(Your goal): Collect from the data below each line with "diagram".

(Information shown):
# # # # # # #

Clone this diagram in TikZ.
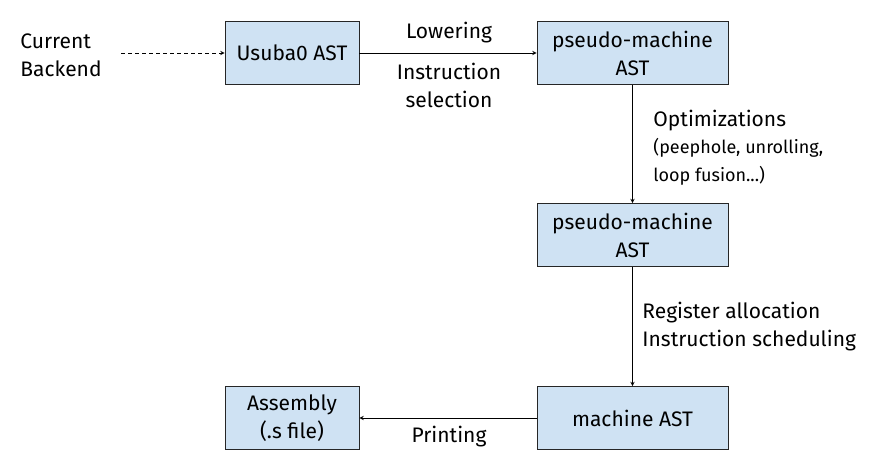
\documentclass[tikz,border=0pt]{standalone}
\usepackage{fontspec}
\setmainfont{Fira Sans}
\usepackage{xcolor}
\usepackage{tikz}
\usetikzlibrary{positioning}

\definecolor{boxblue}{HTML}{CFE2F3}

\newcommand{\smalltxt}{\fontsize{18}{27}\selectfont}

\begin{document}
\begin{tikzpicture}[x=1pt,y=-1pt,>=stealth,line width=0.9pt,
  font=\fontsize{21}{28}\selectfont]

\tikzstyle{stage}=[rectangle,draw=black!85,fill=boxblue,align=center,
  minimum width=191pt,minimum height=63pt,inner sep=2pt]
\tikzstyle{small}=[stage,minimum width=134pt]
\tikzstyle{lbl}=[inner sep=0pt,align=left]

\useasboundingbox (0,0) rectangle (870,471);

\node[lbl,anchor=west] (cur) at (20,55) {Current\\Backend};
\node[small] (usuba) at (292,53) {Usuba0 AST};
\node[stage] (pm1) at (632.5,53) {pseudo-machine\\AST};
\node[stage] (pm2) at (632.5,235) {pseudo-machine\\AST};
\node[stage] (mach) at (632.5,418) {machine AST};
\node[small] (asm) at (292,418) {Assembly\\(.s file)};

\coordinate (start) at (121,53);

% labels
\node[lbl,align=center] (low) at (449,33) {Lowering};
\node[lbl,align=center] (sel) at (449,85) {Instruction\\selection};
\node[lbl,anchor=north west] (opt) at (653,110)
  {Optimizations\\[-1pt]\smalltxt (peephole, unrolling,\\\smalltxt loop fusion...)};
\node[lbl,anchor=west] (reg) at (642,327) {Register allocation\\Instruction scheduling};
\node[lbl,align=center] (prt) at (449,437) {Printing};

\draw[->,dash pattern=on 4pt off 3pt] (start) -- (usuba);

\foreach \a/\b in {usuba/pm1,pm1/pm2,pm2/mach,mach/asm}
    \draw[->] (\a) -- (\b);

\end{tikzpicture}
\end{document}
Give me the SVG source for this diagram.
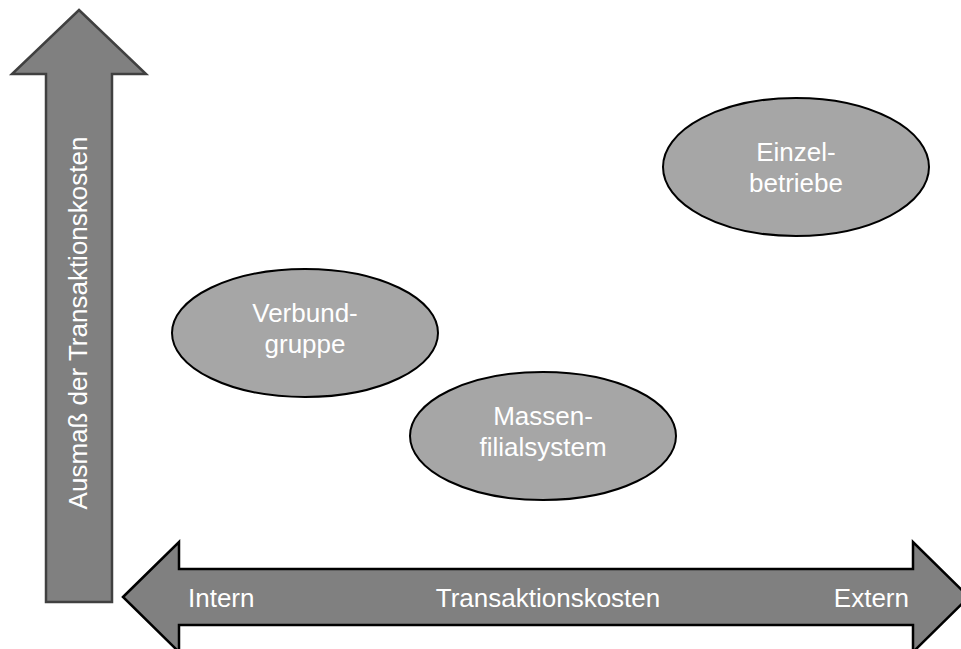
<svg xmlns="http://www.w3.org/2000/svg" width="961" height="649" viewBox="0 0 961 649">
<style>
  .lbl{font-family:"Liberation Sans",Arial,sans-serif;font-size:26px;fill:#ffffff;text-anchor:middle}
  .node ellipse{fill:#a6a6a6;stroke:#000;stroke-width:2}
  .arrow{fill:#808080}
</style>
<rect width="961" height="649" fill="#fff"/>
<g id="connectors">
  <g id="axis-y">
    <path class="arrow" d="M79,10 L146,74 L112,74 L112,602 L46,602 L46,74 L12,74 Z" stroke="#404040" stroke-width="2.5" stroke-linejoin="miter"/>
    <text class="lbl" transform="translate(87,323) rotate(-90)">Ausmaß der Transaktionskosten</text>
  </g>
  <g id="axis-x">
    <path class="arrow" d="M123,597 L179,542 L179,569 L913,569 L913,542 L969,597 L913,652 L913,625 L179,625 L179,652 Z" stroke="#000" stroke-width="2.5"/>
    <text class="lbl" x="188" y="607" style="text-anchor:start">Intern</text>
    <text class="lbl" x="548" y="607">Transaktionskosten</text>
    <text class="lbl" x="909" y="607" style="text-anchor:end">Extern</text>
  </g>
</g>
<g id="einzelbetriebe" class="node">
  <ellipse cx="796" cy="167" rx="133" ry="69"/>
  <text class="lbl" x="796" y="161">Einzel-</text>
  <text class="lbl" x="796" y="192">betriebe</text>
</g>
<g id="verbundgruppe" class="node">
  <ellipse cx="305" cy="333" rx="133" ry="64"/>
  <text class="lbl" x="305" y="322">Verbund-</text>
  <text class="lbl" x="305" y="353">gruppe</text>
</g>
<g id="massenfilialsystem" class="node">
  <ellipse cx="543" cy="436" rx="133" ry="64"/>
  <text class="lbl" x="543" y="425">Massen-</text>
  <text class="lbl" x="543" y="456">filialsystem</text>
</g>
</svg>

# # # # # # #

(Exercise answer):
Clone this diagram in TikZ.
Give me the SVG source for this diagram.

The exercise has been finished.